- _Problem requirements_:
Retype exactly the lines from the first one through the line with "import plotly.graph_objects as go", including both ends; skip any pictures.

+-------+

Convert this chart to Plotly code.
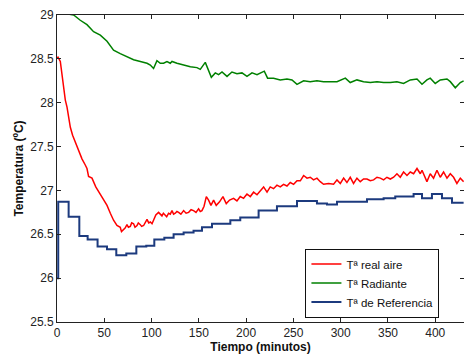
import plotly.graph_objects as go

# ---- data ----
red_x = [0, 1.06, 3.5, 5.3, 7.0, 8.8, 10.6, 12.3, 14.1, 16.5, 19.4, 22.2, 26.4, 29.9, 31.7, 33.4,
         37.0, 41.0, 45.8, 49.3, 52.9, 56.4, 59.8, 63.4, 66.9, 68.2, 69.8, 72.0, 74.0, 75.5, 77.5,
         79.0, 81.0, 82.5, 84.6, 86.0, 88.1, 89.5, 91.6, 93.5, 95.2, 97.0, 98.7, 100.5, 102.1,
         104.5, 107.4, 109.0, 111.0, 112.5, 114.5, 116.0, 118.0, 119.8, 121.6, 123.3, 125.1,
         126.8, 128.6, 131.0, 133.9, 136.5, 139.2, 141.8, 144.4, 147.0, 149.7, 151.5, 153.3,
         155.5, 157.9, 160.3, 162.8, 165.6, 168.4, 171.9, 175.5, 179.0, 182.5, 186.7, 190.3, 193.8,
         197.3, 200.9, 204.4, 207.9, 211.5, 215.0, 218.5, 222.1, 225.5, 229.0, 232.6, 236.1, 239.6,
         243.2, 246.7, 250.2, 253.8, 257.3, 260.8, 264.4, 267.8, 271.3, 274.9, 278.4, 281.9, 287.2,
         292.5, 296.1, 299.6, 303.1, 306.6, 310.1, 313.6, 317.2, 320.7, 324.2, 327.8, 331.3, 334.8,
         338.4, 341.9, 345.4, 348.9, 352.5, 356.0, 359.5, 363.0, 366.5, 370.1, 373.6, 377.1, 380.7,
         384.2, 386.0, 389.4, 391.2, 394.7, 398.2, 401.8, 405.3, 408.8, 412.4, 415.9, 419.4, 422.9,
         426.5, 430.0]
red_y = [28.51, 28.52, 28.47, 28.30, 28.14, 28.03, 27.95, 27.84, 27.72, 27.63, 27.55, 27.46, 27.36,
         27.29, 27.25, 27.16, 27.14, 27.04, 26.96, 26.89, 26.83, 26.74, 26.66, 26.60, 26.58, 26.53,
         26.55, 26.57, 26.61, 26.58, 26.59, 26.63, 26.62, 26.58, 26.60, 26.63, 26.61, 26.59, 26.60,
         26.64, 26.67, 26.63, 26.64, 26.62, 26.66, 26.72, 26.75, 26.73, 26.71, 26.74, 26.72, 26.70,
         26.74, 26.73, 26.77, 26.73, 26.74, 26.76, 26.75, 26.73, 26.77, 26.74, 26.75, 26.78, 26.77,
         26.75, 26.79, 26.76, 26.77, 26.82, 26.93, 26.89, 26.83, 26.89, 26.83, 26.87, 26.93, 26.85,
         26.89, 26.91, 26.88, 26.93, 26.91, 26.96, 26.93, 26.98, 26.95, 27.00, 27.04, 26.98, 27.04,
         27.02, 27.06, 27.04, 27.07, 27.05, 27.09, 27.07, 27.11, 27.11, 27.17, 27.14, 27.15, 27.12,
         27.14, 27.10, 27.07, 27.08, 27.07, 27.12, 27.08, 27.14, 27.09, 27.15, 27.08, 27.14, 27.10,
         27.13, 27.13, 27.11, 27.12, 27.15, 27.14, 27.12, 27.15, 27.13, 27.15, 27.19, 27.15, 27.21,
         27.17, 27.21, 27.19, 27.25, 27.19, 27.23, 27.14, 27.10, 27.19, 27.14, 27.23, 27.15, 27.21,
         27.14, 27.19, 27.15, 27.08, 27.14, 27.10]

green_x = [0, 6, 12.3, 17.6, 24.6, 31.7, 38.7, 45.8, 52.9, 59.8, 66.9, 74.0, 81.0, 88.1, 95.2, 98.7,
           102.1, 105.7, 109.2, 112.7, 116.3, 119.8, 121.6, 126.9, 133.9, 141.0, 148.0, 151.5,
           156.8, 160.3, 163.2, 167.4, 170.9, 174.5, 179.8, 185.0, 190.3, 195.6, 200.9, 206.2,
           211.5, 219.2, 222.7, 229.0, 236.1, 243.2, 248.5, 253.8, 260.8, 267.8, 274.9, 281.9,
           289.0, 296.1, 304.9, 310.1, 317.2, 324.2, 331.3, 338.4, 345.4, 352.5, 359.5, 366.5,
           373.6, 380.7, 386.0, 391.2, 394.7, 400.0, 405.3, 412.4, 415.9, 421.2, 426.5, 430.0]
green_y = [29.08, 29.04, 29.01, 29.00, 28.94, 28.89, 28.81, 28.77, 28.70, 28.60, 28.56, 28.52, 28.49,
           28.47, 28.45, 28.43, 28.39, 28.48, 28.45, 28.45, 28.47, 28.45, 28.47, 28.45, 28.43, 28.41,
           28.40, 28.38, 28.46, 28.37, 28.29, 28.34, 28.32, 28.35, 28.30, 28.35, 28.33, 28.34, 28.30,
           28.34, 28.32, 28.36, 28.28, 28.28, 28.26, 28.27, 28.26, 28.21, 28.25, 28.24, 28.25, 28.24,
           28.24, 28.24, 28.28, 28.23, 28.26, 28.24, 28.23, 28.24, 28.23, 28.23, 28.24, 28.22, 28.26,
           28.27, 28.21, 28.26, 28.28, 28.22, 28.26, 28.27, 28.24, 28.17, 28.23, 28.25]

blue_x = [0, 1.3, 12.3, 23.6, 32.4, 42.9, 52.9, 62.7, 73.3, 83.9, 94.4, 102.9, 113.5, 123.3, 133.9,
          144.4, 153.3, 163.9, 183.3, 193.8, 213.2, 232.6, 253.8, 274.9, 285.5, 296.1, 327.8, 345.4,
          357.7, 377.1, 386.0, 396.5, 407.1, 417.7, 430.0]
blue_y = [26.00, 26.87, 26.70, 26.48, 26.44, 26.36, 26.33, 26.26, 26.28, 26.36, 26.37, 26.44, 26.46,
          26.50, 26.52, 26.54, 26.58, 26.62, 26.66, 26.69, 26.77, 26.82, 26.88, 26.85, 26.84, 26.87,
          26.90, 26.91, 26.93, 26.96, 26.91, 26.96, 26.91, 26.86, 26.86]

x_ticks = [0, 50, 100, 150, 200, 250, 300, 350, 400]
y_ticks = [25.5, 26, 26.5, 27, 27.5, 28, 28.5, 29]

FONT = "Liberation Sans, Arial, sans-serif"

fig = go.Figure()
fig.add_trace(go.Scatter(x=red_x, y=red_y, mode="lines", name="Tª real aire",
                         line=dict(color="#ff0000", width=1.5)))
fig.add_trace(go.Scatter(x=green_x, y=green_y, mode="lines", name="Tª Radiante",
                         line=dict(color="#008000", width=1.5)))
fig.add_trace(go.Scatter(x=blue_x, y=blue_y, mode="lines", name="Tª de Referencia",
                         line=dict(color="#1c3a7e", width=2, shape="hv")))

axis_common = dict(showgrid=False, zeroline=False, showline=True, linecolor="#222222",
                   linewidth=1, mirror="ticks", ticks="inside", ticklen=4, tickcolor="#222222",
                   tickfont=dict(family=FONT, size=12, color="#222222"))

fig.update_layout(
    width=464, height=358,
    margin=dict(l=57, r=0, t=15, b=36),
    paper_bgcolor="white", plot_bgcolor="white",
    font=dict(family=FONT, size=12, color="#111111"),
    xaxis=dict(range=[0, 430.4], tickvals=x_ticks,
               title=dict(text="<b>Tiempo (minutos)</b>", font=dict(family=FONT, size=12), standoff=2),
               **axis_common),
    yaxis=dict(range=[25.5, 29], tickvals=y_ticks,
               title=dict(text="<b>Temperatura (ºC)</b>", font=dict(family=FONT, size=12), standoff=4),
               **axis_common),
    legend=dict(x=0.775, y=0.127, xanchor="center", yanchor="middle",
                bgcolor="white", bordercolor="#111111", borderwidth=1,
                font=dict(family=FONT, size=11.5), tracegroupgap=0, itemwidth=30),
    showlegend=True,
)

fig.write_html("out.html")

+-------+

- _Response_:
Convert this chart to Plotly code.
import plotly.graph_objects as go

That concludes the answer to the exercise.